● **DATASET EXCERPT**
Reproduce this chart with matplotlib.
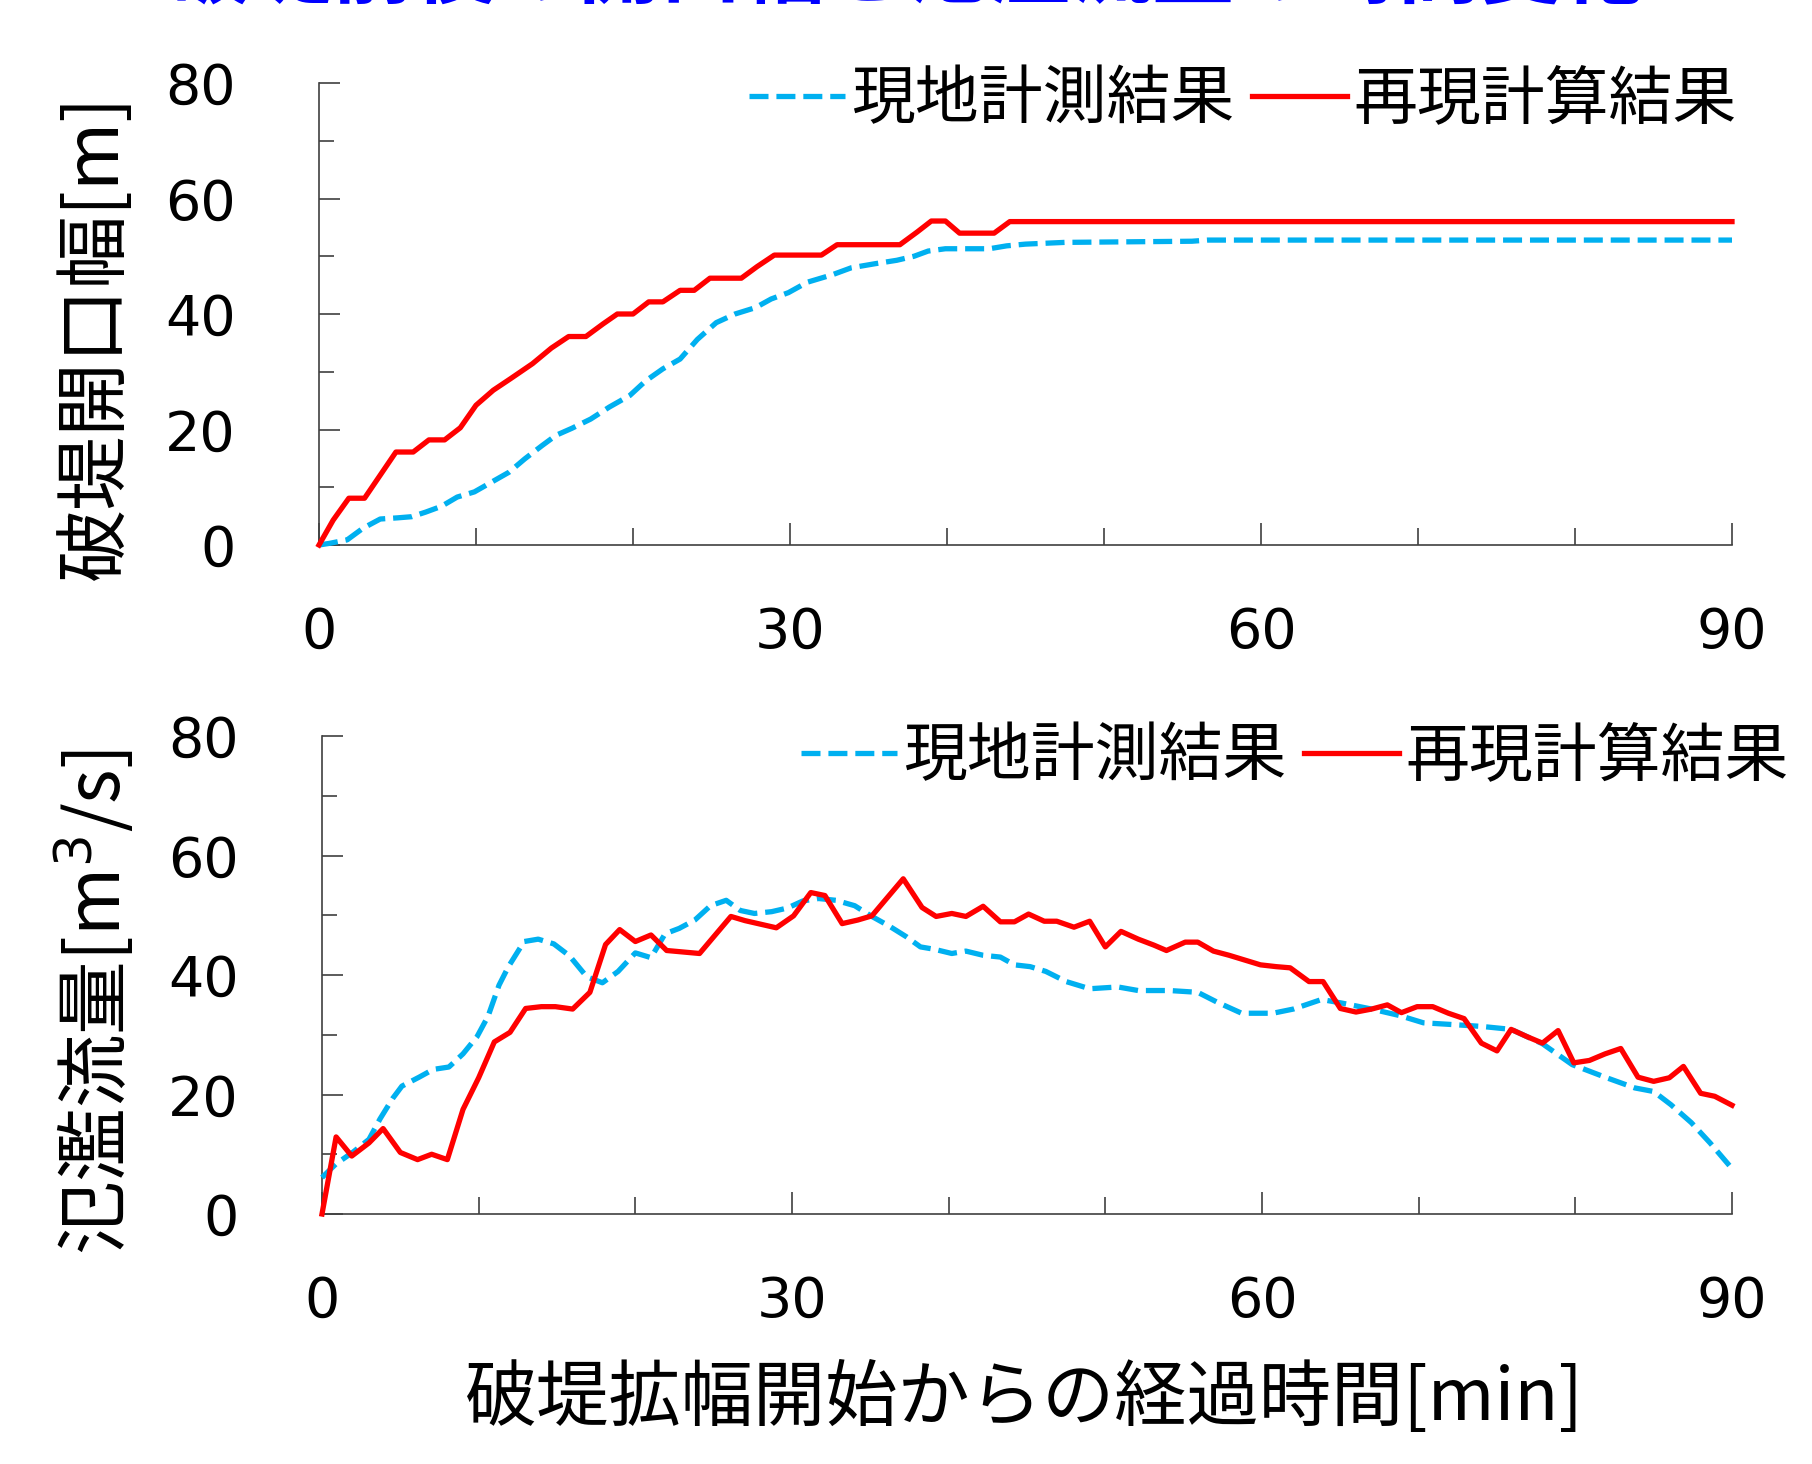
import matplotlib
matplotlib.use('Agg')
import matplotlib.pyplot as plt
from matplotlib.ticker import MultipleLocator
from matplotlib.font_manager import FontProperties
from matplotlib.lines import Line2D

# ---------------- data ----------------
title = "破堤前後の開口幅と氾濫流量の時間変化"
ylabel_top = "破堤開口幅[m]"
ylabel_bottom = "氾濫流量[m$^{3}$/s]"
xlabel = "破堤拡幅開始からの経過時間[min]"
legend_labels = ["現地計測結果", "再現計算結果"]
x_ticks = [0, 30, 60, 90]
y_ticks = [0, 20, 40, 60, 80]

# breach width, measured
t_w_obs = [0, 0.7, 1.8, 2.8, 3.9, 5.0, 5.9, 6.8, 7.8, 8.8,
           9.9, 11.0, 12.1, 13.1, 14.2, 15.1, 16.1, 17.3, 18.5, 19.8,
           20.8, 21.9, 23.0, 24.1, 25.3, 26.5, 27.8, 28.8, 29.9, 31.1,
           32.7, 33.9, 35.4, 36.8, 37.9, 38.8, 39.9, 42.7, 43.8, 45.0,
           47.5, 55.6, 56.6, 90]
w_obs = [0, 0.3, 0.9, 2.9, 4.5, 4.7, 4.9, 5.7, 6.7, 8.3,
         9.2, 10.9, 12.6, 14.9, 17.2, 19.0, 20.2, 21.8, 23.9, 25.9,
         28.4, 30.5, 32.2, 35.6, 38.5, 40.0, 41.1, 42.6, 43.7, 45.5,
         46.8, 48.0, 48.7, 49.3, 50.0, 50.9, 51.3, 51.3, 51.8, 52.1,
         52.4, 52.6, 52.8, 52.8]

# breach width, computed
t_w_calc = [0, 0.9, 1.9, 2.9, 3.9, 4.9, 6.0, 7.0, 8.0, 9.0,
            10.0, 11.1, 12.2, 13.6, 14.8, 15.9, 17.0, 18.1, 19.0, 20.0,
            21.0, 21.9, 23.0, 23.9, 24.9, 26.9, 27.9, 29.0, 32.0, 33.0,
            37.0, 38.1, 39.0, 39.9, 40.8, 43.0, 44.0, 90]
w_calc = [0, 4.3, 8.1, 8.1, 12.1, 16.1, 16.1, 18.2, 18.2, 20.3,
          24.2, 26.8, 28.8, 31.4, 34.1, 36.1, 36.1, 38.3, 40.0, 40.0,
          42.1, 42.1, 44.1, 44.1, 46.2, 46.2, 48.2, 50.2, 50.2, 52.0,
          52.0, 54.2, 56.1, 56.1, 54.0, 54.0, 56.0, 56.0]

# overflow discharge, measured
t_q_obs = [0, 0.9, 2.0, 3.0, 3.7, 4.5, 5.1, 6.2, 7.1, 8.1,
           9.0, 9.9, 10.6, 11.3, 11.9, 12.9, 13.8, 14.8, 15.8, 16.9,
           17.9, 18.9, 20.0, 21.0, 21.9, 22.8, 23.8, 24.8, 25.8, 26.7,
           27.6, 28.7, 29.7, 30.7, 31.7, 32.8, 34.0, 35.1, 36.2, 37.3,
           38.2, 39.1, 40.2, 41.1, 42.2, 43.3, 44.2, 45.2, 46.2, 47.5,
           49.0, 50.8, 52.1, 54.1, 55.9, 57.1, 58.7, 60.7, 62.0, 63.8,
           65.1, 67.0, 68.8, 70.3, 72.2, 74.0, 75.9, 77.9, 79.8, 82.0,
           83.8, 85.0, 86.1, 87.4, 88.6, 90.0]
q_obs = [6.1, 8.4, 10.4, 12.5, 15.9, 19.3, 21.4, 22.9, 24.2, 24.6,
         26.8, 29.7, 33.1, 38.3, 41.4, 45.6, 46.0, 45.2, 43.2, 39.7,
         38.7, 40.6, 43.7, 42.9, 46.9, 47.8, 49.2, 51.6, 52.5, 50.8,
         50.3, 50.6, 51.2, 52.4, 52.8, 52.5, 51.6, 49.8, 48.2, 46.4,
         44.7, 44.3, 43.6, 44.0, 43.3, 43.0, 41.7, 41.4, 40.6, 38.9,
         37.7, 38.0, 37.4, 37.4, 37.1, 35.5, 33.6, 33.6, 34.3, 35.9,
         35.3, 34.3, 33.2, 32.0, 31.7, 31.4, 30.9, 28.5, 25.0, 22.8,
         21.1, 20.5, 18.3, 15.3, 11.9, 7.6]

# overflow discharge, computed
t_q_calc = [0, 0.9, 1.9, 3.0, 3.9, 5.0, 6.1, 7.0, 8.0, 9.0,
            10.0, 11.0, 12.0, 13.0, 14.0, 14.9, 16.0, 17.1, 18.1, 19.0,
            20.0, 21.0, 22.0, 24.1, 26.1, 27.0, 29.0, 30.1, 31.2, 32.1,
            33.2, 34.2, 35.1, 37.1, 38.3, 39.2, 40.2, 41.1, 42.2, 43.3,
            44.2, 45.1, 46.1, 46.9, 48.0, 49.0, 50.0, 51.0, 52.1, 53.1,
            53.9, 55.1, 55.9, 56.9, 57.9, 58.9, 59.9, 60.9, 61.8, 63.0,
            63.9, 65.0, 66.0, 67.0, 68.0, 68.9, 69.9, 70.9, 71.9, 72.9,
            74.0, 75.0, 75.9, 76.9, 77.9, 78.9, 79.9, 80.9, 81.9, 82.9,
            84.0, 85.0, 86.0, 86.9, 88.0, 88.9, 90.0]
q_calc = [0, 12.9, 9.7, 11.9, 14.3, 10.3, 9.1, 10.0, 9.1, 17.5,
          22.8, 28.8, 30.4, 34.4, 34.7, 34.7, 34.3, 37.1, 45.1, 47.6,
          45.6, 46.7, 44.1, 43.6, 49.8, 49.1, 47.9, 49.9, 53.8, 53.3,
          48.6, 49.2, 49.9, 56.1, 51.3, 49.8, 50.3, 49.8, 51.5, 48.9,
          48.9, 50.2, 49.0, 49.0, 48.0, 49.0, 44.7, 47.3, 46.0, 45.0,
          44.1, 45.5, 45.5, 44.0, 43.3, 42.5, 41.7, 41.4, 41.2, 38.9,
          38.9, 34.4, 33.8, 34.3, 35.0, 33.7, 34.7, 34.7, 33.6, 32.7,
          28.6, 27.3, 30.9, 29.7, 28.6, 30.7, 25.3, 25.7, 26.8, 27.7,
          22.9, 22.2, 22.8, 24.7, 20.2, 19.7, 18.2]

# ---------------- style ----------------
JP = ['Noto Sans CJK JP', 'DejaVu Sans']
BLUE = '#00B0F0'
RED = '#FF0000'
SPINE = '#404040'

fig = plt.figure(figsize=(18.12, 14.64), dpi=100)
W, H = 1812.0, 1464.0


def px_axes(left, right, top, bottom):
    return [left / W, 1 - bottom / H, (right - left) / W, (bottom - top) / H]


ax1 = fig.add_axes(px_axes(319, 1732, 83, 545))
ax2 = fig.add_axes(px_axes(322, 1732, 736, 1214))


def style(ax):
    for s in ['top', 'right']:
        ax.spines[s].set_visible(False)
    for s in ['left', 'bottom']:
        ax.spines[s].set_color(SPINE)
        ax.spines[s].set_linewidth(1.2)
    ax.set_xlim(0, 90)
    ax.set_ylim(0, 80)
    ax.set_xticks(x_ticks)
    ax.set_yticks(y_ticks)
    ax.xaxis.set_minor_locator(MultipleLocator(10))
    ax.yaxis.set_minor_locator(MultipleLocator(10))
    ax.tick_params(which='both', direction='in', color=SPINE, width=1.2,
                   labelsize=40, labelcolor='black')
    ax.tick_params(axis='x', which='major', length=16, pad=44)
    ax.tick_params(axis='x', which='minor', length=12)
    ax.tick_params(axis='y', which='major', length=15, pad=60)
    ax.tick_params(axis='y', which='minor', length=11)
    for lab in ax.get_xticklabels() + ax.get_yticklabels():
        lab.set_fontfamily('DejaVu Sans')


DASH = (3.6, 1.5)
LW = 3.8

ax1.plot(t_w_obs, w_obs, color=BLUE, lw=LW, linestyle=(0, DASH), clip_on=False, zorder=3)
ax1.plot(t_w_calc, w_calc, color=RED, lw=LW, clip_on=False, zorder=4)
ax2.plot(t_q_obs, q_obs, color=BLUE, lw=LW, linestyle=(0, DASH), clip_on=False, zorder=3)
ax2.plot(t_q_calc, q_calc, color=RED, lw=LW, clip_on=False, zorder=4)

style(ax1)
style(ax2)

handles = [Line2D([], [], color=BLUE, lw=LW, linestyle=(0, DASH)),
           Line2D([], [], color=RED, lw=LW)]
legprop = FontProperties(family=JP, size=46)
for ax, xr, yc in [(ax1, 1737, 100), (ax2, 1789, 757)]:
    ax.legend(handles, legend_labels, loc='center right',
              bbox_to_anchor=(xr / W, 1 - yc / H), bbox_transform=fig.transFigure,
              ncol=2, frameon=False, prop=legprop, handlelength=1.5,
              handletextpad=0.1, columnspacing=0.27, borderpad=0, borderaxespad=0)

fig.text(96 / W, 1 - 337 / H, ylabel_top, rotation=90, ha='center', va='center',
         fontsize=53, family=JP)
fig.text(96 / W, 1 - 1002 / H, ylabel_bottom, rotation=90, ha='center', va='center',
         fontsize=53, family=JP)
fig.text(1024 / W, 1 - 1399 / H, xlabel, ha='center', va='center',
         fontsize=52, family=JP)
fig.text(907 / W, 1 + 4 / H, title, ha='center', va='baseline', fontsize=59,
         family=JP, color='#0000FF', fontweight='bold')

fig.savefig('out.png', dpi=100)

● **TO DO**
Return, unchanged, the lines from the first line of the material through the line that holds "52.4, 52.6, 52.8, 52.8]", inclusive, omitting pictures.

● **THE REPLY**
Reproduce this chart with matplotlib.
import matplotlib
matplotlib.use('Agg')
import matplotlib.pyplot as plt
from matplotlib.ticker import MultipleLocator
from matplotlib.font_manager import FontProperties
from matplotlib.lines import Line2D

# ---------------- data ----------------
title = "破堤前後の開口幅と氾濫流量の時間変化"
ylabel_top = "破堤開口幅[m]"
ylabel_bottom = "氾濫流量[m$^{3}$/s]"
xlabel = "破堤拡幅開始からの経過時間[min]"
legend_labels = ["現地計測結果", "再現計算結果"]
x_ticks = [0, 30, 60, 90]
y_ticks = [0, 20, 40, 60, 80]

# breach width, measured
t_w_obs = [0, 0.7, 1.8, 2.8, 3.9, 5.0, 5.9, 6.8, 7.8, 8.8,
           9.9, 11.0, 12.1, 13.1, 14.2, 15.1, 16.1, 17.3, 18.5, 19.8,
           20.8, 21.9, 23.0, 24.1, 25.3, 26.5, 27.8, 28.8, 29.9, 31.1,
           32.7, 33.9, 35.4, 36.8, 37.9, 38.8, 39.9, 42.7, 43.8, 45.0,
           47.5, 55.6, 56.6, 90]
w_obs = [0, 0.3, 0.9, 2.9, 4.5, 4.7, 4.9, 5.7, 6.7, 8.3,
         9.2, 10.9, 12.6, 14.9, 17.2, 19.0, 20.2, 21.8, 23.9, 25.9,
         28.4, 30.5, 32.2, 35.6, 38.5, 40.0, 41.1, 42.6, 43.7, 45.5,
         46.8, 48.0, 48.7, 49.3, 50.0, 50.9, 51.3, 51.3, 51.8, 52.1,
         52.4, 52.6, 52.8, 52.8]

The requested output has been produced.